Thus the conditions are to-day almost ideal from the point of view of theoretical treatment. A numerical superiority of ships of individually equal strength will mean definitely that the inferior fleet at the outset has to face the full fire of the superior, and as the battle proceeds and the smaller fleet is knocked to pieces, the initial disparity will become worse and worse, and the fire to which it is subjected more and more concentrated. These are precisely the conditions taken as the basis of the investigation from which the n-square law has been derived. The same observations will probably be found to apply to aerial warfare when air fleets engage in conflict, more especially so in view of the fact that aeroplane can attack aeroplane in three dimensions of space instead of being limited to two, as is the case with the battleship. This will mean that even with weapons of moderate range the degree of fire concentration possible will be very great. By attacking from above and below, as well as from all points of the compass, there is, within reason, no limit to the number of machines which can be brought to bear on a given small force of the enemy, and so a numerically superior fleet will be able to reap every ounce of advantage from its numbers.

​§ 37. Individual value of Ships or Units. The factor the most difficult to assess in the evaluation of a fleet as a fighting machine is (apart from the personnel) the individual value of its units, when these vary amongst themselves. There is no possibility of entirely obviating this difficulty, since the fighting value of any given ship depends not only upon its gun armament, but also upon its protective armour. One ship may be stronger than another at some one range, and weaker at some longer or shorter range, so that the question of fleet strength can never be reduced quite to a matter of simple arithmetic, nor the design of the battleship to an exact science. In practice the drawing up of a naval programme resolves itself, in great part at least, into the answering of the prospective enemy's programme type by type and ship by ship. It is, however, generally accepted that so long as we are confining our attention to the main battle fleets, and so are dealing with ships of closely comparable gun calibre and range, and armour of approximately equivalent weight, the fighting value of the individual ship may be gauged by the weight of its "broadside," or more accurately, taking into account the speed with which the different guns can be served, by the weight of shot that can be thrown per minute. Another basis, and one that perhaps affords a fairer comparison, is to give the figure for the energy per minute for broadside fire, which represents, if we like so to express it, the horse-power of the ship as a fighting machine. Similar means of comparison will probably be found applicable to the fighting aeroplane, though it may be that the downward fire capacity will be regarded as of vital importance rather than the broadside fire as pertaining to the battleship.

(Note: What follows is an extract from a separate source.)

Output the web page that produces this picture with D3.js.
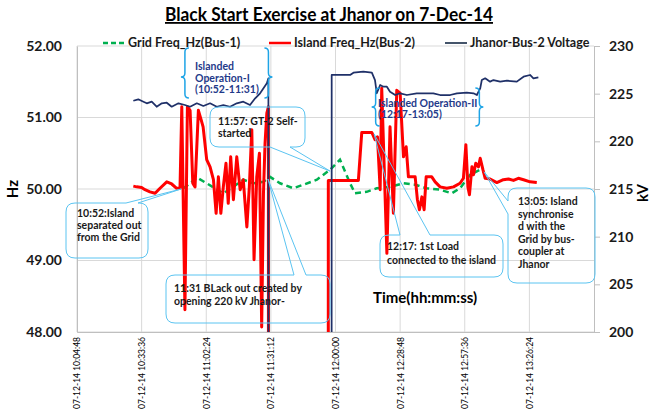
<!DOCTYPE html>
<html>
<head>
<meta charset="utf-8">
<script src="https://cdn.jsdelivr.net/npm/d3@7"></script>
<style>
  body { margin: 0; background: #fff; }
  text { font-family: Lato, "Open Sans", sans-serif; }
</style>
</head>
<body>
<div id="chart"></div>
<script>
// chart values
const chartTitle = "Black Start Exercise at Jhanor on 7-Dec-14";
const seriesNames = ["Grid Freq_Hz(Bus-1)", "Island Freq_Hz(Bus-2)", "Jhanor-Bus-2 Voltage"];
const datePrefix = "07-12-14 ";
const timeTicks = ["10:04:48", "10:33:36", "11:02:24", "11:31:12", "12:00:00", "12:28:48", "12:57:36", "13:26:24"];
const timeRange = ["10:04:48", "13:55:12"];
const hzTicks = [48, 49, 50, 51, 52];
const kvTicks = [200, 205, 210, 215, 220, 225, 230];

const islandFreq = [
  ["10:29:54",50.04],["10:31:24",50.03],["10:33:36",50.02],["10:35:06",49.99],["10:37:18",49.96],["10:39:36",49.94],
  ["10:41:48",50.01],["10:44:48",50.10],["10:47:00",50.07],["10:49:12",50.01],["10:50:42",50.01],
  ["10:51:30",51.15],["10:52:54",48.31],["10:54:00",51.15],["10:55:12",51.10],["10:56:24",50.08],["10:57:24",50.03],
  ["10:58:54",51.10],["11:00:06",50.97],["11:01:00",50.87],["11:02:36",50.41],["11:04:06",50.31],["11:05:36",50.13],
  ["11:06:48",49.66],["11:07:48",50.17],["11:08:54",49.66],["11:10:00",50.03],["11:11:12",50.36],["11:12:12",49.80],
  ["11:13:18",50.45],["11:14:30",49.85],["11:16:00",50.45],["11:17:30",49.99],["11:18:54",50.13],["11:20:30",49.47],
  ["11:21:36",50.03],["11:22:42",50.83],["11:23:42",49.01],["11:24:54",50.17],["11:26:06",50.50],["11:27:06",48.07],
  ["11:27:54",49.94],["11:28:36",50.64],["11:29:24",51.06],["11:30:06",51.15],["11:30:24",0],
  ["11:56:30",0],["11:56:48",50.12],["12:10:12",50.12],["12:11:42",50.79],["12:16:12",50.79],["12:17:36",50.69],
  ["12:18:42",50.73],["12:19:54",49.99],["12:20:36",51.41],["12:22:54",49.10],["12:24:18",50.87],["12:25:48",49.66],
  ["12:27:18",51.38],["12:28:48",51.34],["12:30:18",50.45],["12:31:30",50.59],["12:32:30",50.17],["12:35:30",50.17],
  ["12:36:30",49.85],["12:37:24",49.71],["12:38:30",49.89],["12:39:30",49.71],["12:40:24",50.17],["12:42:54",50.17],
  ["12:44:24",50.10],["12:46:36",50.03],["12:49:36",50.01],["12:52:36",50.03],["12:55:30",50.08],["12:57:00",50.15],
  ["12:58:06",50.62],["12:59:00",50.03],["12:59:42",49.92],["13:00:48",50.31],["13:01:30",50.20],["13:02:30",50.36],
  ["13:03:42",50.31],["13:04:30",50.43],["13:05:42",50.27],["13:06:42",50.15],["13:08:54",50.14],["13:11:54",50.09],
  ["13:14:48",50.13],["13:17:06",50.14],["13:19:18",50.12],["13:21:30",50.15],["13:23:48",50.13],["13:26:42",50.10],
  ["13:29:42",50.09]
];

const gridFreq = [
  ["10:52:12",50.01],["10:55:12",50.08],["10:58:12",50.16],["11:02:36",50.08],["11:06:18",50.01],["11:10:00",49.94],
  ["11:14:30",50.03],["11:18:54",50.13],["11:23:24",50.08],["11:27:54",50.10],["11:30:48",50.17],["11:35:18",50.08],
  ["11:41:12",50.01],["11:45:42",50.06],["11:51:42",50.13],["11:57:36",50.27],["12:02:00",50.41],["12:06:30",50.08],
  ["12:08:42",49.94],["12:13:54",49.96],["12:18:24",50.01],["12:24:18",50.03],["12:30:18",50.08],["12:35:30",50.06],
  ["12:40:42",50.01],["12:46:36",49.99],["12:51:48",49.94],["12:55:30",50.01],["13:00:00",50.20],["13:04:30",50.27],
  ["13:05:54",50.24]
];

const busVoltage = [
  ["10:29:54",224.26],["10:32:06",224.41],["10:34:24",224.16],["10:35:54",223.99],["10:38:06",224.16],["10:40:18",223.63],
  ["10:42:36",223.99],["10:44:48",224.05],["10:47:00",223.63],["10:50:00",223.99],["10:52:54",223.81],["10:55:12",223.63],
  ["10:58:12",223.99],["11:01:06",223.71],["11:04:06",223.99],["11:07:06",223.63],["11:10:00",223.81],["11:13:00",223.63],
  ["11:16:00",223.99],["11:18:54",224.16],["11:21:54",223.81],["11:24:12",224.51],["11:26:24",225.04],["11:27:54",225.56],
  ["11:29:24",226.09],["11:30:06",226.61],["11:30:18",0],
  ["11:58:06",0],["11:58:18",226.96],["12:06:30",226.96],["12:08:00",227.20],["12:12:24",227.30],["12:16:12",227.20],
  ["12:17:36",226.43],["12:18:24",225.04],["12:19:54",225.91],["12:21:18",225.73],["12:22:54",225.73],["12:24:18",225.21],
  ["12:26:36",224.86],["12:28:48",225.04],["12:31:48",224.86],["12:36:12",225.04],["12:40:42",225.04],["12:43:36",225.04],
  ["12:46:36",224.86],["12:51:06",224.86],["12:54:06",225.04],["12:58:30",225.10],["13:01:30",225.04],["13:03:00",224.86],
  ["13:04:30",225.56],["13:05:12",226.43],["13:06:42",226.61],["13:08:54",226.26],["13:10:24",226.43],["13:13:24",226.26],
  ["13:16:24",226.36],["13:20:48",226.26],["13:23:48",226.78],["13:26:42",226.96],["13:28:12",226.61],["13:30:24",226.71]
];

// annotations: text and the point each callout aims at
const calloutLines = [
  ["10:52:Island", "separated out", "from the Grid"],
  ["11:57: GT-2 Self-", "started"],
  ["11:31  BLack out created by", "opening 220 kV Jhanor-"],
  ["12:17: 1st Load", "connected to the island"],
  ["13:05: Island", "synchronise", "d with the", "Grid by bus-", "coupler at", "Jhanor"]
];
const calloutTips = [["10:51:12", 50.00], ["11:57:36", 50.25], ["11:29:54", 50.14], ["12:17:12", 50.77], ["13:06:12", 50.24]];
const braceLabels = [
  { lines: ["Islanded", "Operation-I", "(10:52-11:31)"], from: "10:52:00", to: "11:31:00" },
  { lines: ["Islanded Operation-II", "(12:17-13:05)"], from: "12:17:00", to: "13:05:00" }
];

// layout
const width = 661, height = 410;
const plotLeft = 77, plotRight = 594, plotTop = 46, plotBottom = 332;

const calloutBoxes = [
  { x: 66, y: 203, w: 82, h: 55, side: "top", base: [126, 138], tx: 77, ty: 217, lh: 12.2 },
  { x: 210, y: 107, w: 95, h: 40, side: "bottom", base: [270, 290], tx: 218, ty: 125, lh: 12 },
  { x: 166, y: 275, w: 164, h: 48, side: "top", base: [294, 306], tx: 174, ty: 292, lh: 12.5 },
  { x: 380, y: 235, w: 123, h: 42, side: "top", base: [400, 430], tx: 387, ty: 250, lh: 13.5 },
  { x: 508, y: 188, w: 87, h: 95, side: "left", base: [201, 214], tx: 518, ty: 205, lh: 12.6 }
];
const braceBoxes = [
  { y1: 48, y2: 98, ym: 77, tx: 195, ty: 70, lh: 11.7 },
  { y1: 88, y2: 126, ym: 107, tx: 378, ty: 107, lh: 10.7 }
];

const parseT = s => { const p = s.split(':').map(Number); return p[0] * 60 + p[1] + p[2] / 60; };

const svg = d3.select('#chart').append('svg')
  .attr('width', width).attr('height', height);

const x = d3.scaleLinear().domain(timeRange.map(parseT)).range([plotLeft, plotRight]);
const yHz = d3.scaleLinear().domain([48, 52]).range([plotBottom, plotTop]);
const yKv = d3.scaleLinear().domain([200, 230]).range([plotBottom, plotTop]);

// gridlines
svg.append('g').selectAll('line').data(hzTicks).enter().append('line')
  .attr('x1', plotLeft).attr('x2', plotRight)
  .attr('y1', d => yHz(d)).attr('y2', d => yHz(d))
  .attr('stroke', '#d9d9d9').attr('stroke-width', 1);
svg.append('g').selectAll('line').data(timeTicks).enter().append('line')
  .attr('x1', d => x(parseT(d))).attr('x2', d => x(parseT(d)))
  .attr('y1', plotTop).attr('y2', plotBottom)
  .attr('stroke', '#d9d9d9').attr('stroke-width', 1);

// axes
let axL = svg.append('g').attr('transform', `translate(${plotLeft},0)`)
  .call(d3.axisLeft(yHz).tickValues(hzTicks).tickSize(0).tickPadding(15).tickFormat(d3.format('.2f')));
axL.select('.domain').attr('stroke', '#bfbfbf');
axL.selectAll('text').attr('font-size', 14).attr('font-weight', 'bold').attr('fill', '#1a1a1a')
  .style('font-family', 'Lato');

let axR = svg.append('g').attr('transform', `translate(${plotRight},0)`)
  .call(d3.axisRight(yKv).tickValues(kvTicks).tickSize(6).tickPadding(9).tickSizeOuter(0));
axR.select('.domain').attr('stroke', '#bfbfbf');
axR.selectAll('line').attr('stroke', '#bfbfbf');
axR.selectAll('text').attr('font-size', 14).attr('font-weight', 'bold').attr('fill', '#1a1a1a')
  .style('font-family', 'Lato');

let axB = svg.append('g').attr('transform', `translate(0,${plotBottom})`)
  .call(d3.axisBottom(x).tickValues(timeTicks.map(parseT)).tickSize(0).tickSizeOuter(0)
    .tickFormat((d, i) => datePrefix + timeTicks[i]));
axB.select('.domain').attr('stroke', '#bfbfbf');
axB.selectAll('text')
  .attr('transform', 'rotate(-90)')
  .attr('x', -5).attr('y', 0).attr('dy', '0.35em')
  .style('text-anchor', 'end')
  .attr('font-size', 8.5).attr('fill', '#000').style('font-family', 'Lato');

// axis titles
svg.append('text').attr('transform', 'translate(18,189) rotate(-90)')
  .attr('text-anchor', 'middle').attr('font-size', 15).attr('font-weight', 'bold').text('Hz');
svg.append('text').attr('transform', 'translate(648,193) rotate(-90)')
  .attr('text-anchor', 'middle').attr('font-size', 15).attr('font-weight', 'bold').text('kV');
svg.append('text').attr('x', 373).attr('y', 303)
  .attr('font-size', 15).attr('font-weight', 'bold').text('Time(hh:mm:ss)');

// lines
svg.append('clipPath').attr('id', 'plot').append('rect')
  .attr('x', plotLeft).attr('y', plotTop).attr('width', plotRight - plotLeft).attr('height', plotBottom - plotTop);

const lineHz = d3.line().x(d => x(parseT(d[0]))).y(d => yHz(d[1]));
const lineKv = d3.line().x(d => x(parseT(d[0]))).y(d => yKv(d[1]));
const plot = svg.append('g').attr('clip-path', 'url(#plot)');

plot.append('path').datum(gridFreq).attr('d', lineHz)
  .attr('fill', 'none').attr('stroke', '#00b050').attr('stroke-width', 2.5)
  .attr('stroke-dasharray', '6,4');
plot.append('path').datum(islandFreq).attr('d', lineHz)
  .attr('fill', 'none').attr('stroke', '#ff0000').attr('stroke-width', 3)
  .attr('stroke-linejoin', 'round');
plot.append('path').datum(busVoltage).attr('d', lineKv)
  .attr('fill', 'none').attr('stroke', '#1f3068').attr('stroke-width', 1.75)
  .attr('stroke-linejoin', 'round');

// title
svg.append('text').attr('x', 329).attr('y', 21)
  .attr('text-anchor', 'middle').attr('font-size', 18).attr('font-weight', 'bold')
  .attr('textLength', 328).attr('lengthAdjust', 'spacingAndGlyphs')
  .style('text-decoration', 'underline').text(chartTitle);

// legend
const legendColors = ['#00b050', '#ff0000', '#44546a'];
const legendX = [103, 269, 445];
const lg = svg.append('g');
seriesNames.forEach((name, i) => {
  lg.append('line').attr('x1', legendX[i]).attr('x2', legendX[i] + 22)
    .attr('y1', 43).attr('y2', 43)
    .attr('stroke', legendColors[i]).attr('stroke-width', i === 2 ? 2 : 2.5)
    .attr('stroke-dasharray', i === 0 ? '5,3' : null);
  lg.append('text').attr('x', legendX[i] + 25).attr('y', 47)
    .attr('font-size', 12.5).attr('font-weight', 'bold').attr('fill', '#1a1a1a').text(name);
});

// callouts
function calloutPath(b, tip) {
  const r = 9, x0 = b.x, y0 = b.y, x1 = b.x + b.w, y1 = b.y + b.h;
  const [a, c] = b.base;
  let p = `M${x0 + r},${y0}`;
  if (b.side === 'top') p += `L${a},${y0}L${tip[0]},${tip[1]}L${c},${y0}`;
  p += `L${x1 - r},${y0}Q${x1},${y0} ${x1},${y0 + r}`;
  if (b.side === 'right') p += `L${x1},${a}L${tip[0]},${tip[1]}L${x1},${c}`;
  p += `L${x1},${y1 - r}Q${x1},${y1} ${x1 - r},${y1}`;
  if (b.side === 'bottom') p += `L${c},${y1}L${tip[0]},${tip[1]}L${a},${y1}`;
  p += `L${x0 + r},${y1}Q${x0},${y1} ${x0},${y1 - r}`;
  if (b.side === 'left') p += `L${x0},${c}L${tip[0]},${tip[1]}L${x0},${a}`;
  p += `L${x0},${y0 + r}Q${x0},${y0} ${x0 + r},${y0}Z`;
  return p;
}

const co = svg.append('g');
calloutLines.forEach((lines, i) => {
  const b = calloutBoxes[i];
  const tip = [x(parseT(calloutTips[i][0])), yHz(calloutTips[i][1])];
  co.append('path').attr('d', calloutPath(b, tip))
    .attr('fill', 'none').attr('stroke', '#5bc4f1').attr('stroke-width', 1);
  const t = co.append('text').attr('font-size', 10.5).attr('font-weight', 'bold').attr('fill', '#1a1a1a');
  lines.forEach((ln, j) => {
    t.append('tspan').attr('x', b.tx).attr('y', b.ty + j * b.lh).text(ln);
  });
});

// braces
function bracePath(bx, y1, y2, ym, s) {
  const w = 4;
  return `M${bx + s * w},${y1}Q${bx},${y1} ${bx},${y1 + w}L${bx},${ym - w}` +
    `Q${bx},${ym} ${bx - s * w},${ym}Q${bx},${ym} ${bx},${ym + w}L${bx},${y2 - w}Q${bx},${y2} ${bx + s * w},${y2}`;
}
braceLabels.forEach((bl, i) => {
  const bb = braceBoxes[i];
  const xa = x(parseT(bl.from)) + 2, xb = x(parseT(bl.to)) - 2;
  svg.append('path').attr('d', bracePath(xa, bb.y1, bb.y2, bb.ym, 1))
    .attr('fill', 'none').attr('stroke', '#1ea4e6').attr('stroke-width', 1.5);
  svg.append('path').attr('d', bracePath(xb, bb.y1, bb.y2, bb.ym, -1))
    .attr('fill', 'none').attr('stroke', '#1ea4e6').attr('stroke-width', 1.5);
  const t = svg.append('text').attr('font-size', 10.5).attr('font-weight', 'bold').attr('fill', '#1f3a8a');
  bl.lines.forEach((ln, j) => {
    t.append('tspan').attr('x', bb.tx).attr('y', bb.ty + j * bb.lh).text(ln);
  });
});
</script>
</body>
</html>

§ 38. Applications of the n-square Law. The n-square law tells us at once the price or penalty that must be paid if elementary principles are outraged by the ​division of our battle fleet^[1] into two or more isolated detachments. In this respect our present diposition—a single battle fleet or "Grand" fleet—is far more economical and strategically preferable as a defensive power to the old-time distribution of the Channel Fleet. Mediterranean Fleet, etc. If it had been really necessary, for any political or geographical reason, to maintain two separate battle fleets at such distance asunder as to preclude their immediate concentration in case of attack, the cost to the country would have been enormously

increased. In the case, for example, of our total battle fleet being separated into two equal parts, forming separate fleets or squadrons, the increase would require to be fixed at approximately 40 per cent.—that is to say, in the relation of 1 to √2; more generally the solution is given by a right-angled triangle, as in Fig. 9. It must not be forgotten that, even with this enormous increase, the security will not be so great as appears on paper, for the enemy's fleet, having met and defeated one section of our fleet, may succeed in falling back on his base for repair and refit, and emerge later with the advantage of strength in his favour. Also one must not ​overlook the demoralizing effect on the personnel of the fleet first to go into action, of the knowledge that they are hopelessly outnumbered and already beaten on paper—that they are, in fact, regarded by their King and country as "cannon fodder." Further than this, presuming two successive fleet actions and the enemy finally beaten, the cost of victory in men and matériel will be greater in the case of the divided fleet than in the case of a single fleet of equal total fighting strength, in the proportion of the total numbers engaged—that is to say, in Fig. 9, in the proportion that the two sides of the right-angled triangle are greater than the hypotenuse.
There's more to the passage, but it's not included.